ライター松倉:そうなるとパパのやる気も削がれますよね。

エディター平澤:うちの夫も家事や育児を頑張ってくれていますが、仕事が激務。毎日22時、23時に帰ってきて、そこから家事をしろっていうのも大変だなと思います。それで妻の機嫌まで悪かったら、休まる場所がないですよね…。

鈴木:実際、産後うつになるお母さんが1割ほどいると言われている中で、同じくらいの割合のお父さんがパタニティブルー(パパの産後うつ)になっているそうです。

ライター松倉:職場で「家で今大変なんですよ」って言ったって、「そうか、大変だね、それじゃ仕事して」ってなりますもんね。

鈴木:メディアでも、いかにママたちが大変な状況に置かれているかというのは結構発信されますが、パパたちはいまだにダブルバインド。父として、夫として、あれこれやれと言われていて、だけど社会人としての責任もきちんと果たせってことですごく重圧をかけられている。それを解消するには、「男は仕事に穴を開けるな」といった意識をなくさない限り無理だと思うんですよね。

 育児だけでなく「ケアニーズ」として認識する

Xabier Artola-Zubillaga/Moment/Getty Images

エディター平澤:結局は社会全体の問題ということですね。率直に、今後私たちはどのような社会を目指すべきですか?
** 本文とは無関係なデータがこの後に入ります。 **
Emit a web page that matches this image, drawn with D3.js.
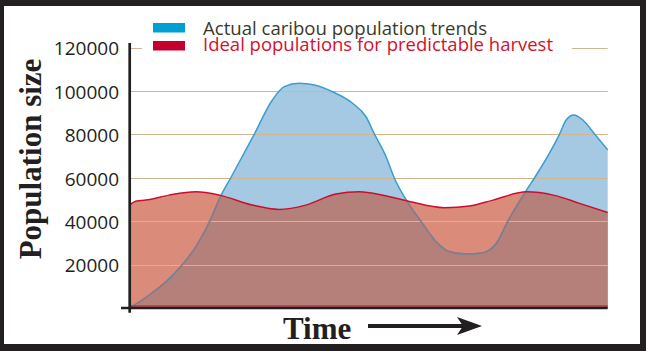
<!DOCTYPE html>
<html>
<head>
<meta charset="utf-8">
<script src="https://cdn.jsdelivr.net/npm/d3@7"></script>
<style>
  html, body { margin: 0; padding: 0; background: #231f20; }
  svg { display: block; }
</style>
</head>
<body>
<svg id="chart" width="646" height="351"></svg>
<script>
// ---- Data ----
const seriesNames = ["Actual caribou population trends", "Ideal populations for predictable harvest"];
const yTicks = [20000, 40000, 60000, 80000, 100000, 120000];

const actualTime = [0, 4.6, 7.8, 10.9, 13.8, 16.6, 19.0, 21.1, 26.0, 29.8, 32.3, 35.4, 38.6, 42.4, 46.6, 49.4, 51.2, 53.6, 55.3, 58.1, 60.9, 64.1, 66.9, 70.4, 73.9, 76.7, 79.1, 83.0, 84.7, 89.9, 91.3, 92.9, 94.8, 97.3, 100];
const actualPop  = [0, 6900, 12600, 19800, 28300, 39600, 51600, 60000, 80000, 95800, 102000, 103500, 102700, 99600, 94300, 88100, 80000, 69700, 60000, 48800, 40000, 30500, 25900, 24900, 25500, 29800, 40000, 54300, 60000, 80000, 86600, 88900, 86600, 80000, 72800];

const idealTime = [0, 1.2, 3.3, 8.2, 13.8, 18.7, 25.6, 31.2, 36.8, 43.1, 48.0, 53.2, 58.1, 65.8, 71.1, 76.0, 83.0, 88.6, 94.1, 100];
const idealPop  = [47500, 49200, 49700, 52000, 53500, 52000, 47400, 45400, 47400, 52500, 53500, 51800, 49300, 46200, 47000, 49700, 53500, 52000, 48200, 44000];

// ---- Layout ----
const svg = d3.select("#chart");
const plotL = 131, plotR = 607.7, y0 = 308, yTop = 47.5;

// white panel inside black frame
svg.append("rect").attr("x", 4).attr("y", 6).attr("width", 636).attr("height", 338).attr("fill", "#ffffff");

const x = d3.scaleLinear().domain([0, 100]).range([plotL - 1, plotR]);
const y = d3.scaleLinear().domain([0, 120000]).range([y0, yTop]);

const actual = actualTime.map((t, i) => ({t, v: actualPop[i]}));
const ideal = idealTime.map((t, i) => ({t, v: idealPop[i]}));

const curve = d3.curveMonotoneX;
const area = d3.area().x(d => x(d.t)).y0(y(0)).y1(d => y(d.v)).curve(curve);
const line = d3.line().x(d => x(d.t)).y(d => y(d.v)).curve(curve);

const defs = svg.append("defs");
defs.append("clipPath").attr("id", "clipActual").append("path").attr("d", area(actual));
defs.append("clipPath").attr("id", "clipIdeal").append("path").attr("d", area(ideal));

// areas
svg.append("path").attr("d", area(actual)).attr("fill", "#a6c9e3");
svg.append("path").attr("d", area(ideal)).attr("fill", "#db8b7a");
svg.append("path").attr("d", area(ideal)).attr("fill", "#b5807a").attr("clip-path", "url(#clipActual)");

// gridlines
svg.append("g").selectAll("line").data(yTicks).join("line")
  .attr("x1", plotL).attr("x2", plotR)
  .attr("y1", d => Math.round(y(d)) + 0.5).attr("y2", d => Math.round(y(d)) + 0.5)
  .attr("stroke", "#d0b693").attr("stroke-width", 1.1);

// lines
svg.append("path").attr("d", line(actual)).attr("fill", "none").attr("stroke", "#3b9dcd").attr("stroke-width", 1.5);
svg.append("path").attr("d", line(actual)).attr("fill", "none").attr("stroke", "#927780").attr("stroke-width", 1.5).attr("clip-path", "url(#clipIdeal)");
svg.append("path").attr("d", line(ideal)).attr("fill", "none").attr("stroke", "#c8102e").attr("stroke-width", 1.5);

// red bottom edge
svg.append("line").attr("x1", plotL).attr("x2", plotR).attr("y1", y0 - 2).attr("y2", y0 - 2)
  .attr("stroke", "#c8102e").attr("stroke-width", 1.2);

// axes
svg.append("line").attr("x1", 121).attr("x2", plotR).attr("y1", y0).attr("y2", y0)
  .attr("stroke", "#231f20").attr("stroke-width", 2.7);
svg.append("line").attr("x1", 129.7).attr("x2", 129.7).attr("y1", 43).attr("y2", 312.7)
  .attr("stroke", "#231f20").attr("stroke-width", 2.7);

// tick labels
svg.append("g").selectAll("text").data(yTicks).join("text")
  .attr("x", 119).attr("y", d => y(d) + 7.8)
  .attr("text-anchor", "end")
  .attr("font-family", "'Open Sans', sans-serif").attr("font-size", 19)
  .attr("fill", "#231f20")
  .text(d => d);

// legend (white backing box)
svg.append("rect").attr("x", 142).attr("y", 12).attr("width", 430).attr("height", 44).attr("fill", "#ffffff");
const legendColors = ["#009fd1", "#c4002f"];
const legendText = ["#383b2a", "#d3112e"];
const legendLen = [284, 350];
const leg = svg.append("g");
seriesNames.forEach((name, i) => {
  leg.append("rect").attr("x", 153).attr("y", 23 + i * 18).attr("width", 32).attr("height", 9.5).attr("fill", legendColors[i]);
  leg.append("text").attr("x", 203).attr("y", 34.7 + i * 16.6)
    .attr("font-family", "'Open Sans', sans-serif").attr("font-size", 17.5)
    .attr("fill", legendText[i])
    .attr("textLength", legendLen[i]).attr("lengthAdjust", "spacingAndGlyphs")
    .text(name);
});

// axis titles
svg.append("text")
  .attr("transform", "translate(41,159) rotate(-90)")
  .attr("text-anchor", "middle")
  .attr("font-family", "'Liberation Serif', 'Times New Roman', serif").attr("font-weight", "bold")
  .attr("font-size", 31).attr("fill", "#231f20")
  .text("Population size");

svg.append("text")
  .attr("x", 283).attr("y", 339)
  .attr("font-family", "'Liberation Serif', 'Times New Roman', serif").attr("font-weight", "bold")
  .attr("font-size", 31).attr("fill", "#231f20")
  .text("Time");

// arrow
svg.append("line").attr("x1", 368).attr("x2", 466).attr("y1", 326).attr("y2", 326)
  .attr("stroke", "#231f20").attr("stroke-width", 4);
svg.append("path").attr("d", "M482,326 L457,317 L463,326 L457,335 Z").attr("fill", "#231f20");
</script>
</body>
</html>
鈴木:「育児に関連する親の負担を減らしていくこと」「ケアニーズの必要性をさらに広めること」の2つが必要だと思います。

 例えば、共働きの家庭が増えていることを踏まえて、保育園、幼稚園、学校などは対応困難なイベントやPTAの会合などを減らす。これはコロナの影響もあり、実現され始めているかもしれません。

 また職場では、子育てによる休暇などの臨時対応に企業がペナルティを与えないことが必要です。そのために男性がためらいなく子育てのために仕事を調整できる環境を整えること、育児経験のある上司が増えることも重要だと思います。

ライター松倉:パパもママも、子育てをベースにした働き方ができるようになるということですね。

鈴木:そしてもうひとつ重要なのは、育児だけを特別扱いしないこと。

 超高齢化社会の日本では、介護も大きな問題のひとつです。子どもを持たない人でも、性別問わずこの先介護に関わる人口は確実に増えていきます。そんなとき、その大変さを理解し共有できる人は、同じように介護している人と過去に子育てしてきた人だと思うんです。

エディター平澤:たしかに、1人ではできないことを助け合ったり、労いあったりするのは、子育てだけでなく介護やその他のケアも同様に必要ですね。

鈴木:そうなんです。他にも、心や体に病気を抱えている人がいます。そういう人々もきちんと支え、社会や労働力から切り捨てられることのないようにする。育児だけを特別扱いしては、それ以外の事情で大変な思いをしている人との分断が起こってしまいますが、数ある「ケアの問題」のひとつとして育児を考え、分断ではなく共感を目指す。自己責任だと切り捨てず、互いに助け合える社会へとシフトできれば良いと思います。

エディター平澤:そうですね。一人ひとりがSOSを発信でき、支え合える社会を目指したいと思いました。